* REQUIREMENT:
Pull every line containing the word "draw" from the records.

** start of DATA **

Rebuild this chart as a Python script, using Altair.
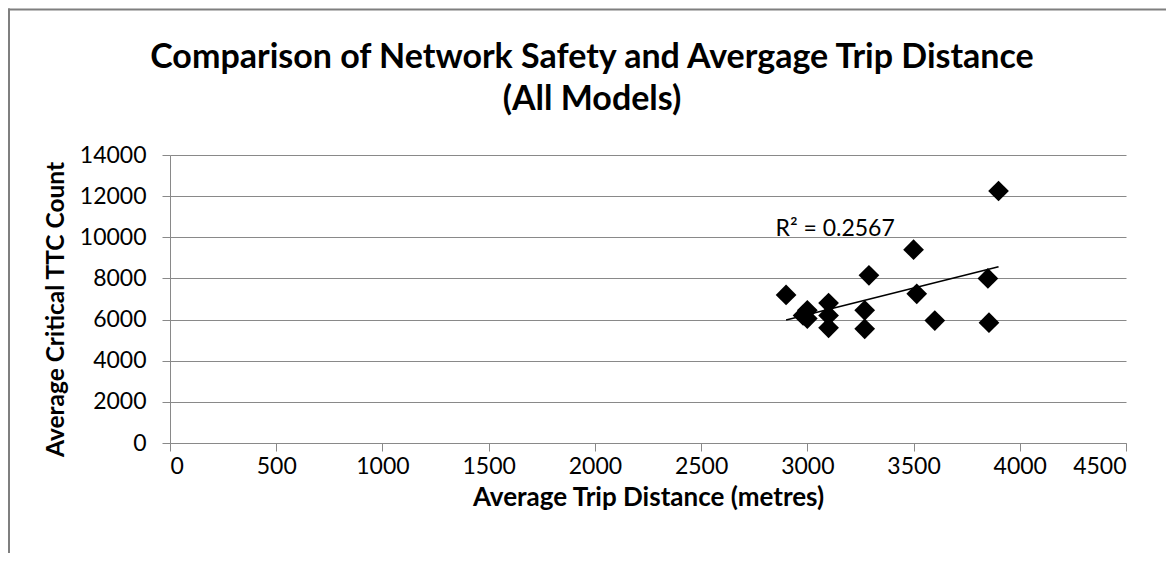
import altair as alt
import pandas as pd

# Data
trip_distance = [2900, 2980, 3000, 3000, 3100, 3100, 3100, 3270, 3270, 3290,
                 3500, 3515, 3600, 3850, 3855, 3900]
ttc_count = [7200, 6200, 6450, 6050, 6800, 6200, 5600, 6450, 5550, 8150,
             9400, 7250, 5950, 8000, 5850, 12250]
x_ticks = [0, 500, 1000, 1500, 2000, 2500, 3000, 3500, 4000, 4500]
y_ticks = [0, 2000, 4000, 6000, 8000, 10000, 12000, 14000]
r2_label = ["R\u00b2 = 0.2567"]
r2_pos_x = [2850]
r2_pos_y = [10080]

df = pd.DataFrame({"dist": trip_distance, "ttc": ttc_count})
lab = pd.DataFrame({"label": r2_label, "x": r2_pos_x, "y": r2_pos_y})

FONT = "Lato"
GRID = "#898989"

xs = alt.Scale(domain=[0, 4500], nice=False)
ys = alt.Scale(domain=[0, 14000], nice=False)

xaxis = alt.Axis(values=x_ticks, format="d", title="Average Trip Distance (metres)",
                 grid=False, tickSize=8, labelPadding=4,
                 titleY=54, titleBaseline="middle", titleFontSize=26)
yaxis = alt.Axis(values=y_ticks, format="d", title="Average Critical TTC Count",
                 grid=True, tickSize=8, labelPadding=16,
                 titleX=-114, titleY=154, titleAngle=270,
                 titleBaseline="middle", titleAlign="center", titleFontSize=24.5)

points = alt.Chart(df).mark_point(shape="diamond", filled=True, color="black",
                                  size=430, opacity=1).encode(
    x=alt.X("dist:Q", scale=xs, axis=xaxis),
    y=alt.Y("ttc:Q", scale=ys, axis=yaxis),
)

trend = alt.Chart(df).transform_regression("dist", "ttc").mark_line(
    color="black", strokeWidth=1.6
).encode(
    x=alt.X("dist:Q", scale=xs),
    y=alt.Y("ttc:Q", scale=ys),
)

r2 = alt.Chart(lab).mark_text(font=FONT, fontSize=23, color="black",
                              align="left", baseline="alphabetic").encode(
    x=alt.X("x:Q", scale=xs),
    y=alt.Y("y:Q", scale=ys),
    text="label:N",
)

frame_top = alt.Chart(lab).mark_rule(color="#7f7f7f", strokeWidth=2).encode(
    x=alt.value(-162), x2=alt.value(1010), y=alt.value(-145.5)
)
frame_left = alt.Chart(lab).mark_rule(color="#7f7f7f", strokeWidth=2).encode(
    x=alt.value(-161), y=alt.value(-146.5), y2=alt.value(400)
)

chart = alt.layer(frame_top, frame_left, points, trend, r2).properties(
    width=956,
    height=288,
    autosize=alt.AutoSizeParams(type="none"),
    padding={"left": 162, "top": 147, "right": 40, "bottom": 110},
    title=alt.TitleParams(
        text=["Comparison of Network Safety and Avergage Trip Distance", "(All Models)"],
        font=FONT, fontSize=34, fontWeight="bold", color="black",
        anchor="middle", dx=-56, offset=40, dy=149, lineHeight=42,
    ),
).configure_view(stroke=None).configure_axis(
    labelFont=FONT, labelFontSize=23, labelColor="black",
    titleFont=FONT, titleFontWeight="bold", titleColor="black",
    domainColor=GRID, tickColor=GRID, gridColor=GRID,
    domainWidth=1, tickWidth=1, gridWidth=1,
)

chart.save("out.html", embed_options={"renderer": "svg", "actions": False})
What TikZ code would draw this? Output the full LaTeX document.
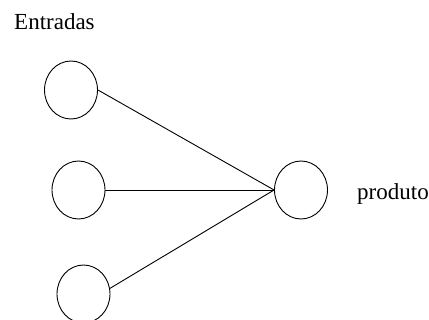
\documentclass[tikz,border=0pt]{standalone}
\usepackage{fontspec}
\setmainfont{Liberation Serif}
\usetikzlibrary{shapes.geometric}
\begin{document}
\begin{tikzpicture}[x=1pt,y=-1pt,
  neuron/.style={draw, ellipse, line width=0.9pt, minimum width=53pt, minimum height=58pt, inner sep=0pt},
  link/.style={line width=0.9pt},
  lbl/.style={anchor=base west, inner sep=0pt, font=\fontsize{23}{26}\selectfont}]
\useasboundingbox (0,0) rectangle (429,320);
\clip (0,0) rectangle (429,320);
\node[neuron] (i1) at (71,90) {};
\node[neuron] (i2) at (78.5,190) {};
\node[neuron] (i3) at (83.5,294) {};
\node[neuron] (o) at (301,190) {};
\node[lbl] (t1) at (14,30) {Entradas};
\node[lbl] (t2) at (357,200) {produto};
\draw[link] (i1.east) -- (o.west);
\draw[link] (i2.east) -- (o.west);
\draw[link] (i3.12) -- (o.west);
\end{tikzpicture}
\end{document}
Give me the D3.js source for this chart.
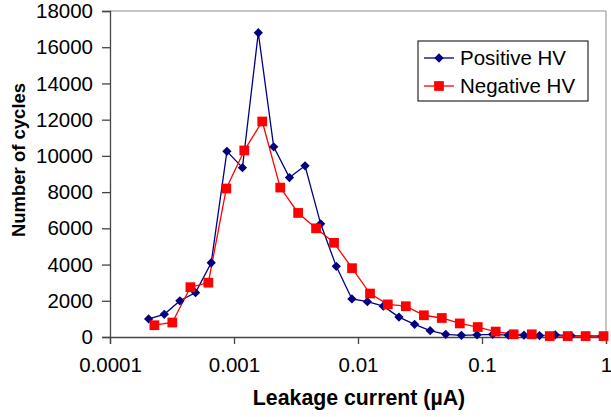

** end of DATA **

* ANSWER TO THIS TASK:
What TikZ code would draw this? Output the full LaTeX document.
  neuron/.style={draw, ellipse, line width=0.9pt, minimum width=53pt, minimum height=58pt, inner sep=0pt},
\draw[link] (i1.east) -- (o.west);
\draw[link] (i2.east) -- (o.west);
\draw[link] (i3.12) -- (o.west);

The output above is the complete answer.